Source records

================================

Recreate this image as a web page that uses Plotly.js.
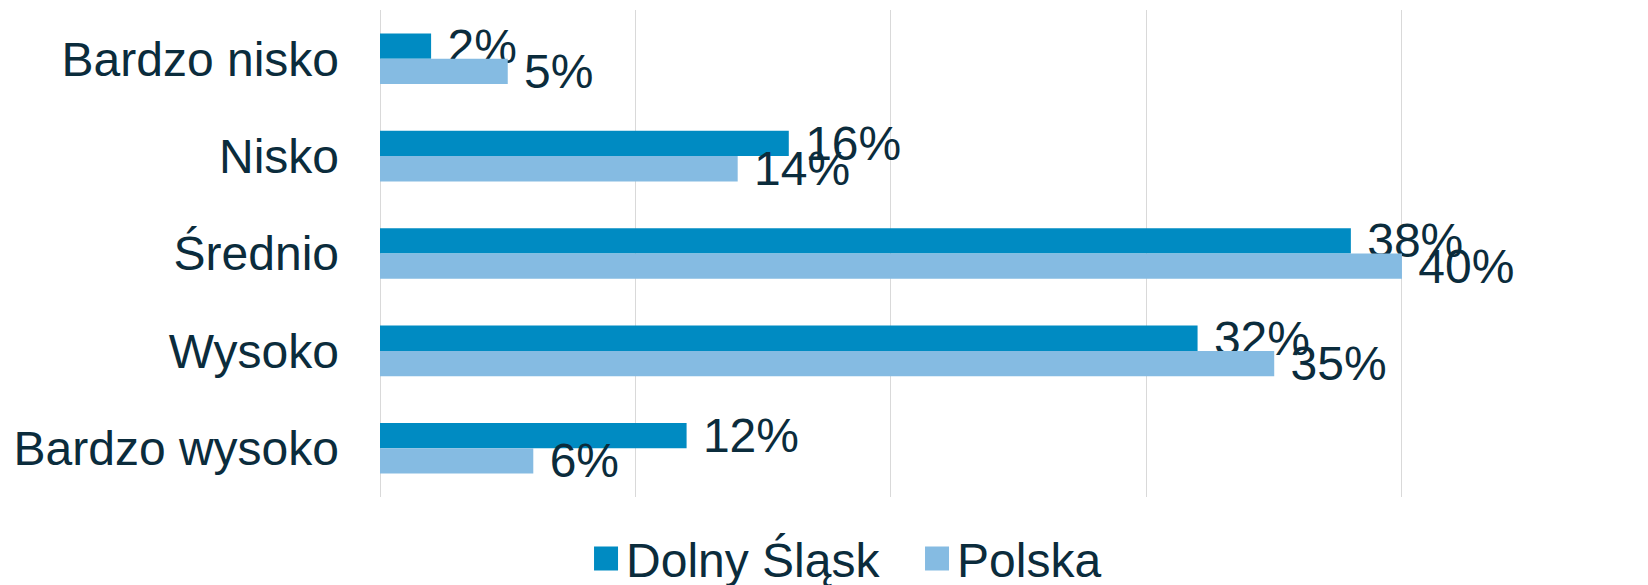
<!DOCTYPE html>
<html>
<head>
<meta charset="utf-8">
<script src="https://cdn.plot.ly/plotly-3.0.1.min.js"></script>
<style>
  html, body { margin: 0; padding: 0; background: #ffffff; }
  #chart { width: 1648px; height: 585px; }
</style>
</head>
<body>
<div id="chart"></div>
<script>
const categories = ["Bardzo nisko", "Nisko", "Średnio", "Wysoko", "Bardzo wysoko"];
const seriesNames = ["Dolny Śląsk", "Polska"];
const dolnySlaskValues = [2, 16, 38, 32, 12];
const polskaValues = [5, 14, 40, 35, 6];
const seriesColors = ["#008BC2", "#85BBE2"];

const textColor = "#0B2C3C";
const fontFamily = "'Liberation Sans', Arial, sans-serif";
const fontSize = 48;

function makeTrace(name, values, color) {
  return {
    type: "bar",
    orientation: "h",
    name: name,
    y: categories,
    x: values,
    marker: { color: color, line: { width: 0 } },
    texttemplate: "\u00a0%{x}%",
    textposition: "outside",
    constraintext: "none",
    cliponaxis: false,
    textfont: { family: fontFamily, size: fontSize, color: textColor },
    hoverinfo: "skip"
  };
}

const data = [
  makeTrace(seriesNames[0], dolnySlaskValues, seriesColors[0]),
  makeTrace(seriesNames[1], polskaValues, seriesColors[1])
];

const layout = {
  width: 1648,
  height: 585,
  paper_bgcolor: "#ffffff",
  plot_bgcolor: "#ffffff",
  font: { family: fontFamily, size: fontSize, color: textColor },
  margin: { l: 380, r: 0, t: 10, b: 88, pad: 0 },
  barmode: "group",
  bargap: 0.48,
  bargroupgap: 0,
  showlegend: true,
  legend: {
    orientation: "h",
    xref: "container",
    yref: "container",
    x: 0.3556,
    xanchor: "left",
    y: 0.045,
    yanchor: "middle",
    traceorder: "normal",
    entrywidth: 286,
    entrywidthmode: "pixels",
    font: { family: fontFamily, size: fontSize, color: textColor },
    bgcolor: "rgba(0,0,0,0)"
  },
  xaxis: {
    range: [0, 49.63],
    showticklabels: false,
    ticks: "",
    dtick: 10,
    showgrid: true,
    gridcolor: "#D9D9D9",
    gridwidth: 1,
    zeroline: true,
    zerolinecolor: "#D9D9D9",
    zerolinewidth: 1,
    showline: false,
    fixedrange: true
  },
  yaxis: {
    type: "category",
    categoryorder: "array",
    categoryarray: categories,
    autorange: "reversed",
    ticks: "",
    ticklabelstandoff: 40,
    showgrid: false,
    zeroline: false,
    showline: false,
    tickfont: { family: fontFamily, size: fontSize, color: textColor },
    fixedrange: true
  }
};

const gd = document.getElementById("chart");
Plotly.newPlot(gd, data, layout, { staticPlot: true, displayModeBar: false }).then(function () {
  enlargeLegendSymbols();
  gd.on("plotly_afterplot", enlargeLegendSymbols);
});

function enlargeLegendSymbols() {
  document.querySelectorAll("#chart .legend path.legendbar, #chart .legend .legendpoints path").forEach(function (p) {
    p.setAttribute("d", "M12,12H-12V-12H12Z");
  });
}
</script>
</body>
</html>
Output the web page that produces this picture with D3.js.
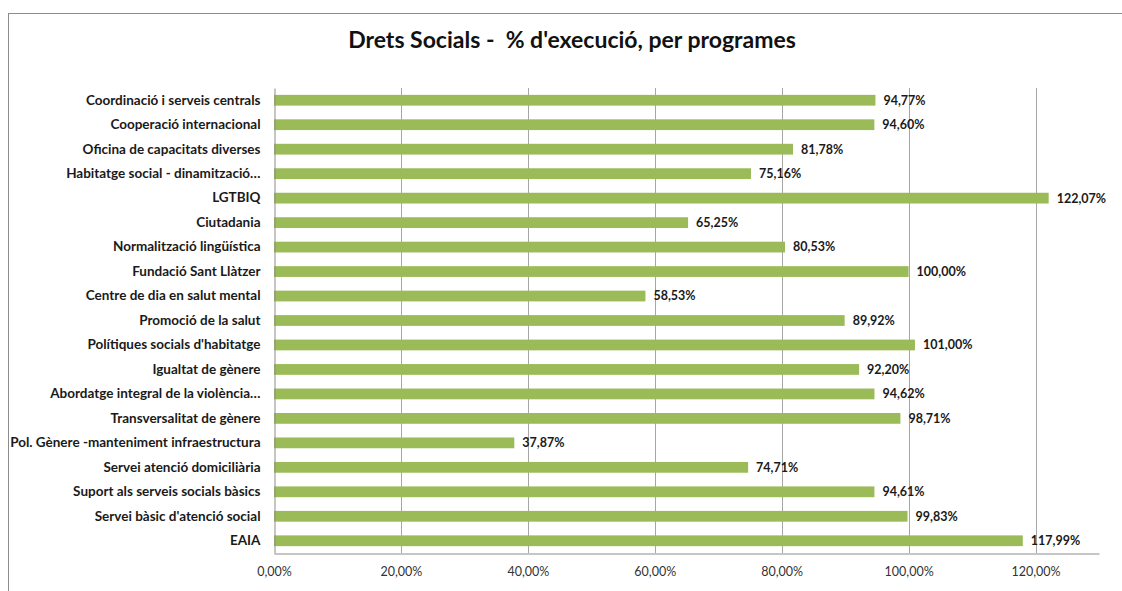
<!DOCTYPE html>
<html>
<head>
<meta charset="utf-8">
<script src="https://cdn.jsdelivr.net/npm/d3@7"></script>
<style>
  body { margin: 0; background: #fff; }
  text { font-family: Lato, "Open Sans", sans-serif; }
</style>
</head>
<body>
<div id="chart"></div>
<script>
// programes (top to bottom) and % d'execució
var programes = [
  "Coordinació i serveis centrals",
  "Cooperació internacional",
  "Oficina de capacitats diverses",
  "Habitatge social - dinamització…",
  "LGTBIQ",
  "Ciutadania",
  "Normalització lingüística",
  "Fundació Sant Llàtzer",
  "Centre de dia en salut mental",
  "Promoció de la salut",
  "Polítiques socials d'habitatge",
  "Igualtat de gènere",
  "Abordatge integral de la violència…",
  "Transversalitat de gènere",
  "Pol. Gènere -manteniment infraestructura",
  "Servei atenció domiciliària",
  "Suport als serveis socials bàsics",
  "Servei bàsic d'atenció social",
  "EAIA"
];
var execucio = [94.77, 94.60, 81.78, 75.16, 122.07, 65.25, 80.53, 100.00, 58.53, 89.92,
                101.00, 92.20, 94.62, 98.71, 37.87, 74.71, 94.61, 99.83, 117.99];
var ticks = [0, 20, 40, 60, 80, 100, 120];

var width = 1122, height = 591;
var margin = {top: 88, right: 23, bottom: 38, left: 274};

var fmt = function(v){ return d3.format(".2f")(v).replace(".", ",") + "%"; };

var data = programes.map(function(p, i){ return {name: p, value: execucio[i]}; });

var svg = d3.select("#chart")
            .append("svg")
            .attr("width", width)
            .attr("height", height);

// chart frame
svg.append("rect")
   .attr("x", 8.5).attr("y", 13.5)
   .attr("width", width + 10).attr("height", height + 10)
   .attr("fill", "none")
   .attr("stroke", "#8c8c8c")
   .attr("stroke-width", 1);

svg.append("text")
   .attr("x", 572).attr("y", 48)
   .attr("text-anchor", "middle")
   .style("font-size", "23px")
   .style("font-weight", "bold")
   .style("white-space", "pre")
   .attr("fill", "#111")
   .text("Drets Socials -  % d'execució, per programes");

var x = d3.scaleLinear()
          .domain([0, 130])
          .range([margin.left, width - margin.right]);

var y = d3.scaleBand()
          .domain(programes)
          .range([margin.top, height - margin.bottom])
          .paddingInner(0.56)
          .paddingOuter(0.28);

// gridlines
svg.append("g")
   .selectAll("line")
   .data(ticks.slice(1))
   .enter()
   .append("line")
   .attr("x1", function(d){ return Math.round(x(d)) + 0.5; })
   .attr("x2", function(d){ return Math.round(x(d)) + 0.5; })
   .attr("y1", margin.top)
   .attr("y2", height - margin.bottom)
   .attr("stroke", "#a6a6a6");

// bars
svg.append("g")
   .selectAll("rect")
   .data(data)
   .enter()
   .append("rect")
   .attr("x", x(0))
   .attr("y", function(d){ return y(d.name); })
   .attr("width", function(d){ return x(d.value) - x(0); })
   .attr("height", y.bandwidth())
   .attr("fill", "#9bbb59");

// value labels
svg.append("g")
   .selectAll("text")
   .data(data)
   .enter()
   .append("text")
   .attr("x", function(d){ return x(d.value) + 8; })
   .attr("y", function(d){ return y(d.name) + y.bandwidth() / 2; })
   .attr("dy", "0.35em")
   .style("font-size", "12.5px")
   .style("font-weight", "bold")
   .attr("fill", "#1a1a1a")
   .text(function(d){ return fmt(d.value); });

// y axis
var yAxis = svg.append("g")
   .attr("transform", "translate(" + (margin.left + 0.5) + ",0)")
   .call(d3.axisLeft(y).tickSize(0).tickPadding(14));
yAxis.select(".domain").attr("stroke", "#8c8c8c");
yAxis.selectAll("text")
     .style("font-size", "13.5px")
     .style("font-weight", "bold")
     .attr("fill", "#1a1a1a");

// x axis
var xAxis = svg.append("g")
   .attr("transform", "translate(0," + (height - margin.bottom + 0.5) + ")")
   .call(d3.axisBottom(x).tickValues(ticks).tickSize(0).tickPadding(14).tickFormat(fmt));
xAxis.select(".domain").attr("stroke", "#8c8c8c");
xAxis.selectAll("text")
     .style("font-size", "12.5px")
     .attr("fill", "#333");
</script>
</body>
</html>
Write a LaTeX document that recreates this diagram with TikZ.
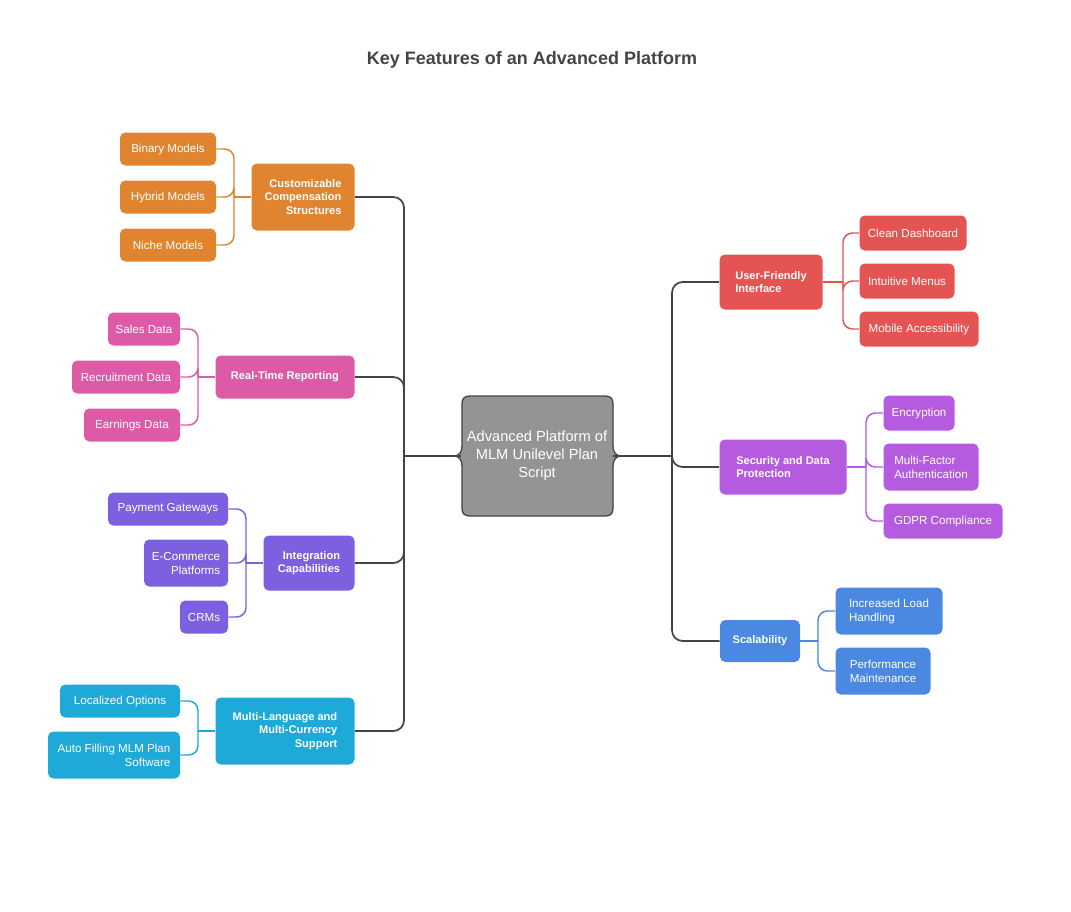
\documentclass[tikz,border=0pt]{standalone}
\usepackage{fontspec}
\setmainfont{Liberation Sans}
\usetikzlibrary{positioning}
\definecolor{cOrange}{HTML}{E0842F}
\definecolor{cPink}{HTML}{DD5AA6}
\definecolor{cPurple}{HTML}{7D60E0}
\definecolor{cCyan}{HTML}{1DAAD8}
\definecolor{cRed}{HTML}{E45452}
\definecolor{cViolet}{HTML}{B55BE0}
\definecolor{cBlue}{HTML}{4A88E2}
\definecolor{cLine}{HTML}{444444}
\tikzset{
  topic/.style={rectangle, rounded corners=4pt, text=white, font=\fontsize{8.3}{10.3}\selectfont\bfseries, align=right, inner sep=2pt},
  leaf/.style={rectangle, rounded corners=4pt, text=white, font=\fontsize{8.7}{10.5}\selectfont, align=left, inner sep=2pt},
  sz/.style 2 args={minimum width=#1*0.75pt, minimum height=#2*0.75pt},
  trunk/.style={draw=cLine, line width=1.3pt, rounded corners=8pt},
  twig/.style={line width=1.1pt, rounded corners=7pt},
}
\begin{document}
\begin{tikzpicture}[x=0.75pt, y=-0.75pt]
  \useasboundingbox (0,0) rectangle (1071,911);

  % Title
  \node (title) at (532,60) [text=cLine, font=\fontsize{13.5}{16}\selectfont\bfseries] {Key Features of an Advanced Platform};

  % Centre
  \node (centre) at (537,456) [sz={151}{120}] {};
  \fill[fill=black!42, draw=cLine, line width=1pt]
    (470,396) -- (605,396) .. controls (611,396) and (613,399) .. (613,404) -- (613,446)
    .. controls (613,452) and (616,456) .. (621,456) .. controls (616,456) and (613,460) .. (613,466)
    -- (613,508) .. controls (613,513) and (611,516) .. (605,516) -- (470,516)
    .. controls (464,516) and (462,513) .. (462,508) -- (462,466)
    .. controls (462,460) and (459,456) .. (454,456) .. controls (459,456) and (462,452) .. (462,446)
    -- (462,404) .. controls (462,399) and (464,396) .. (470,396) -- cycle;
  \node at (centre) [align=center, text=white, font=\fontsize{11}{13.5}\selectfont] {Advanced Platform of\\MLM Unilevel Plan\\Script};

  % Left topics
  \node (comp) at (303,197) [topic, fill=cOrange, sz={103}{67}] {Customizable\\Compensation\\Structures};
  \node (bin) at (168,149) [leaf, fill=cOrange, sz={96}{33}] {Binary Models};
  \node (hyb) at (168,197) [leaf, fill=cOrange, sz={96}{33}] {Hybrid Models};
  \node (nic) at (168,245) [leaf, fill=cOrange, sz={96}{33}] {Niche Models};

  \node (rep) at (285,377) [topic, fill=cPink, sz={139}{43}] {Real-Time Reporting};
  \node (sal) at (144,329) [leaf, fill=cPink, sz={72}{33}] {Sales Data};
  \node (rec) at (126,377) [leaf, fill=cPink, sz={108}{33}] {Recruitment Data};
  \node (ear) at (132,425) [leaf, fill=cPink, sz={96}{33}] {Earnings Data};

  \node (integ) at (309,563) [topic, fill=cPurple, sz={91}{55}] {Integration\\Capabilities};
  \node (pay) at (168,509) [leaf, fill=cPurple, sz={120}{33}] {Payment Gateways};
  \node (eco) at (186,563) [leaf, fill=cPurple, sz={84}{47}, align=right] {E-Commerce\\Platforms};
  \node (crm) at (204,617) [leaf, fill=cPurple, sz={48}{33}] {CRMs};

  \node (lang) at (285,731) [topic, fill=cCyan, sz={139}{67}] {Multi-Language and\\Multi-Currency\\Support};
  \node (loc) at (120,701) [leaf, fill=cCyan, sz={120}{33}] {Localized Options};
  \node (auto) at (114,755) [leaf, fill=cCyan, sz={132}{47}, align=right] {Auto Filling MLM Plan\\Software};

  % Right topics
  \node (ui) at (771,282) [topic, fill=cRed, sz={103}{55}, align=left] {User-Friendly\\Interface};
  \node (cle) at (913,233) [leaf, fill=cRed, sz={107}{35}] {Clean Dashboard};
  \node (int) at (907,281) [leaf, fill=cRed, sz={95}{35}] {Intuitive Menus};
  \node (mob) at (919,329) [leaf, fill=cRed, sz={119}{35}] {Mobile Accessibility};

  \node (sec) at (783,467) [topic, fill=cViolet, sz={127}{55}, align=left] {Security and Data\\Protection};
  \node (enc) at (919,413) [leaf, fill=cViolet, sz={71}{35}] {Encryption};
  \node (mfa) at (931,467) [leaf, fill=cViolet, sz={95}{47}] {Multi-Factor\\Authentication};
  \node (gdp) at (943,521) [leaf, fill=cViolet, sz={119}{35}] {GDPR Compliance};

  \node (scal) at (760,641) [topic, fill=cBlue, sz={80}{42}, align=left] {Scalability};
  \node (load) at (889,611) [leaf, fill=cBlue, sz={107}{47}] {Increased Load\\Handling};
  \node (perf) at (883,671) [leaf, fill=cBlue, sz={95}{47}] {Performance\\Maintenance};

  % Bracket points
  \coordinate (lt) at (404,456);
  \coordinate (rt) at (672,456);
  \coordinate (bComp) at (234,197);
  \coordinate (bRep) at (198,377);
  \coordinate (bInteg) at (246,563);
  \coordinate (bLang) at (198,731);
  \coordinate (bUi) at (843,282);
  \coordinate (bSec) at (866,467);
  \coordinate (bScal) at (818,641);

  % Trunks
  \draw[trunk] (lt) -- (centre.west);
  \foreach \t in {comp,rep,integ,lang} \draw[trunk] (\t.east) -| (lt);
  \draw[trunk] (centre.east) -- (rt);
  \foreach \t in {ui,sec,scal} \draw[trunk] (rt) |- (\t.west);

  % Twigs
  \draw[twig, cOrange] (bComp) -- (comp.west);
  \foreach \c in {bin,hyb,nic} \draw[twig, cOrange] (\c.east) -| (bComp);
  \draw[twig, cPink] (bRep) -- (rep.west);
  \foreach \c in {sal,rec,ear} \draw[twig, cPink] (\c.east) -| (bRep);
  \draw[twig, cPurple] (bInteg) -- (integ.west);
  \foreach \c in {pay,eco,crm} \draw[twig, cPurple] (\c.east) -| (bInteg);
  \draw[twig, cCyan] (bLang) -- (lang.west);
  \foreach \c in {loc,auto} \draw[twig, cCyan] (\c.east) -| (bLang);
  \draw[twig, cRed] (ui.east) -- (bUi);
  \foreach \c in {cle,int,mob} \draw[twig, cRed] (bUi) |- (\c.west);
  \draw[twig, cViolet] (sec.east) -- (bSec);
  \foreach \c in {enc,mfa,gdp} \draw[twig, cViolet] (bSec) |- (\c.west);
  \draw[twig, cBlue] (scal.east) -- (bScal);
  \foreach \c in {load,perf} \draw[twig, cBlue] (bScal) |- (\c.west);
\end{tikzpicture}
\end{document}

================================

In the records above, find each line that holds the word "with"; copy all such lines.

Output the web page that produces this picture with D3.js.
Write a LaTeX document that recreates this diagram with TikZ.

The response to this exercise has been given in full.